- [Given task] Print the lines of the listing below verbatim from its first line through the line bearing "0.1788, 0.1793, 0.1802]". Any pictures are to be omitted.
------ Data lines ------
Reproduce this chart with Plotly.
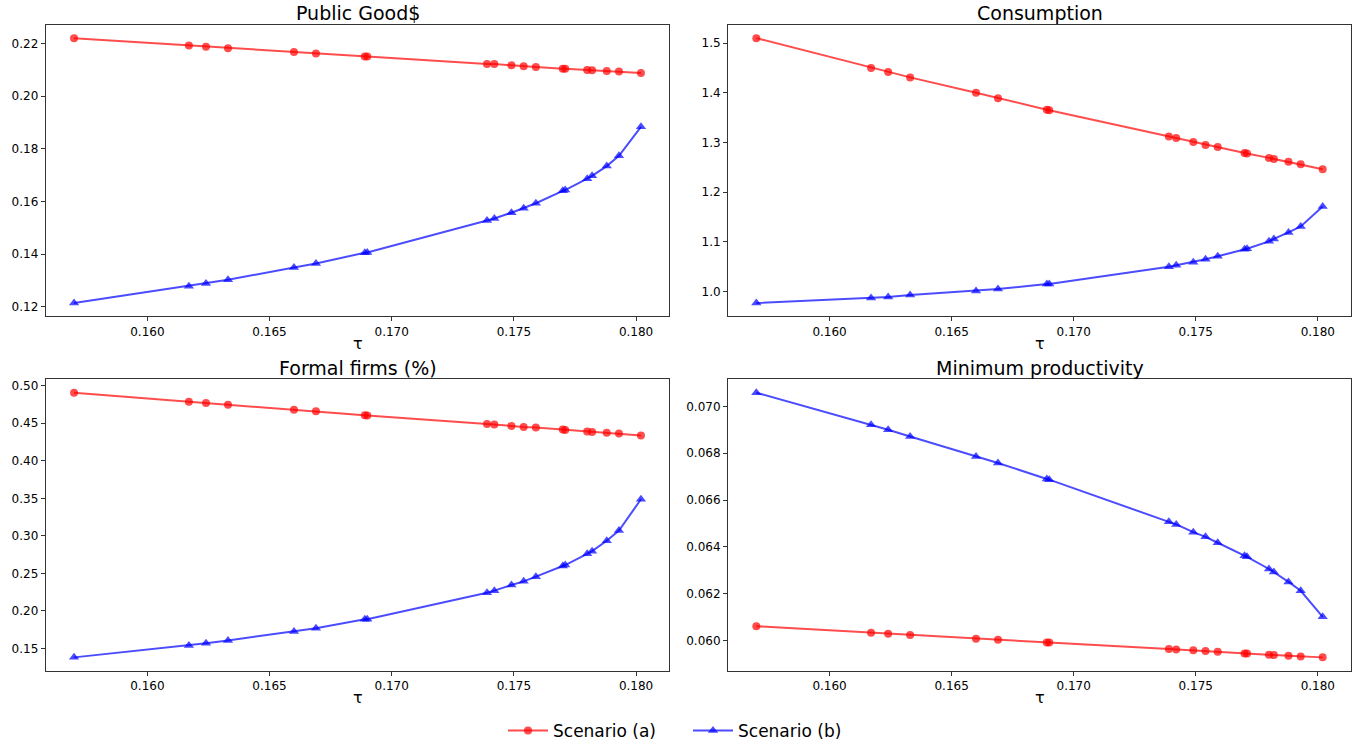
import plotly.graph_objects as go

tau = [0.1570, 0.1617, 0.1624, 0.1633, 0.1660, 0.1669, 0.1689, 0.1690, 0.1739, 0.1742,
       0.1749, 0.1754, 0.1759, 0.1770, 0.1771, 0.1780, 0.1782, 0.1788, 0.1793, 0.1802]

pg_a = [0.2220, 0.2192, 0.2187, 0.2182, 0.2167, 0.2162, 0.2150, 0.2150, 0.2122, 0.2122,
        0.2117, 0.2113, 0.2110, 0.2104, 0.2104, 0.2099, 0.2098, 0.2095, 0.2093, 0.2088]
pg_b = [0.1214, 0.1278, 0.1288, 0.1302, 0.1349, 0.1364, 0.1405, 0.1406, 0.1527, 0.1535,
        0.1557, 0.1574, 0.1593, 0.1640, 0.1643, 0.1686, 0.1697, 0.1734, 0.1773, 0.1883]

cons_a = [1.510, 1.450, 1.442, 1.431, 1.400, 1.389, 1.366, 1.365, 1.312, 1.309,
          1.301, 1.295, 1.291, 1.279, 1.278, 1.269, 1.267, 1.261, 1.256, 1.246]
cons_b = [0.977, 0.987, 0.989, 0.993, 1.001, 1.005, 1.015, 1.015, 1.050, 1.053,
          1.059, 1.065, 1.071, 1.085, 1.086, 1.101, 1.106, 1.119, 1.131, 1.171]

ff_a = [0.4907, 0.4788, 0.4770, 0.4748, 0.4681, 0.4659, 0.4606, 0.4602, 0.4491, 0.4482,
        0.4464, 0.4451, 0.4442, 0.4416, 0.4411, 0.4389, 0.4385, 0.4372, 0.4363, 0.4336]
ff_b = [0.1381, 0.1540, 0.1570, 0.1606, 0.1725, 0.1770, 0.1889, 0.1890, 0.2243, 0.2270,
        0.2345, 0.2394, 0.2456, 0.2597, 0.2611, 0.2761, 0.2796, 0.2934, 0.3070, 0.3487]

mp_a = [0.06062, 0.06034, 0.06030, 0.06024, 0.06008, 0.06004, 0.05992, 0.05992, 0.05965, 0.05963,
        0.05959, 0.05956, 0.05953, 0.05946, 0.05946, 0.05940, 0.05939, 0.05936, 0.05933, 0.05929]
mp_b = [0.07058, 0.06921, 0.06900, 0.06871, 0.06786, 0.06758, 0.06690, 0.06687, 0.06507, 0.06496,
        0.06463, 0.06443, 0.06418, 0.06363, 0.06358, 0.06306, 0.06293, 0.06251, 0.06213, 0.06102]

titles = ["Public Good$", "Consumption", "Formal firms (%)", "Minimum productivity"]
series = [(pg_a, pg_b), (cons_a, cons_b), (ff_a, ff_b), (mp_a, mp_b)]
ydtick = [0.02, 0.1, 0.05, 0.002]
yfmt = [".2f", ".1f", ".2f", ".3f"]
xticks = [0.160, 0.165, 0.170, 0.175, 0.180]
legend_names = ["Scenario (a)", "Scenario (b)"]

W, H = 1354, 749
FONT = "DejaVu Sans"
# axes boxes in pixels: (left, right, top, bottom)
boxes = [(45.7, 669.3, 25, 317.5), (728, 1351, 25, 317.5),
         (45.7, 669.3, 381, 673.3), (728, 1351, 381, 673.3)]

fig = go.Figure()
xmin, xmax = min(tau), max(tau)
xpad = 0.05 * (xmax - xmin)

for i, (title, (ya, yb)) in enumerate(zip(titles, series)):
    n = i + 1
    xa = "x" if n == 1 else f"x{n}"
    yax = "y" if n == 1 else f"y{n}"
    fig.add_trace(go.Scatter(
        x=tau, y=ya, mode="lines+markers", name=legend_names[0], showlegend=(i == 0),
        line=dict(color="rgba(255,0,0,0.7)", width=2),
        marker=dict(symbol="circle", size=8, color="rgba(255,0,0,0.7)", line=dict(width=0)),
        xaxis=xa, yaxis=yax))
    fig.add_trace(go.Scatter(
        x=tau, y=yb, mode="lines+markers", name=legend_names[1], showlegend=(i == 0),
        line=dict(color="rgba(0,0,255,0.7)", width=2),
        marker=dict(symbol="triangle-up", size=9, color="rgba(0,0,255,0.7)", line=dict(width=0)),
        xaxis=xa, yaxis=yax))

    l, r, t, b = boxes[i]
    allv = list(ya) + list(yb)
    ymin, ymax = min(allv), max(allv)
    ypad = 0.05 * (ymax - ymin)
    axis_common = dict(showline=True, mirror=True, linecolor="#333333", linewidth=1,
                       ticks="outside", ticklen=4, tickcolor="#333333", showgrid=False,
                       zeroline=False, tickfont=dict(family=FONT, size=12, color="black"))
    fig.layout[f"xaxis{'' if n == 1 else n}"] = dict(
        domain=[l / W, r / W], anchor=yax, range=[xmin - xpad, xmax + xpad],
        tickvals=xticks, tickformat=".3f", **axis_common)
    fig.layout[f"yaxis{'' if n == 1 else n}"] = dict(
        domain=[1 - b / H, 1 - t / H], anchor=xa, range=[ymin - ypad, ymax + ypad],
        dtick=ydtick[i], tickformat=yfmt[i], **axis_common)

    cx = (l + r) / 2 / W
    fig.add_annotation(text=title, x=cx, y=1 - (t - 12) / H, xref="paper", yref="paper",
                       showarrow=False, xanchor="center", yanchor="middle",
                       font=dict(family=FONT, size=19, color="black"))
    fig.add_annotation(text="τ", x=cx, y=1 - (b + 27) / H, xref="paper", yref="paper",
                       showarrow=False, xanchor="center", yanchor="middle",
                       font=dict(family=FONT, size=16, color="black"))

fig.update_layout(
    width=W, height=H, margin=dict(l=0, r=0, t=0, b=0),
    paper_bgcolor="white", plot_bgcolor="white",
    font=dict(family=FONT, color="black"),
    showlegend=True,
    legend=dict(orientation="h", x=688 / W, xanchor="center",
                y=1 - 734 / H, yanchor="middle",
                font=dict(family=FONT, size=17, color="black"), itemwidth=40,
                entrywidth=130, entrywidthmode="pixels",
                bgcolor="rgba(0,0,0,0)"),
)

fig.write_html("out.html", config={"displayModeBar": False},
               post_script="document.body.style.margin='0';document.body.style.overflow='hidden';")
------
- [Response]
Reproduce this chart with Plotly.
import plotly.graph_objects as go

tau = [0.1570, 0.1617, 0.1624, 0.1633, 0.1660, 0.1669, 0.1689, 0.1690, 0.1739, 0.1742,
       0.1749, 0.1754, 0.1759, 0.1770, 0.1771, 0.1780, 0.1782, 0.1788, 0.1793, 0.1802]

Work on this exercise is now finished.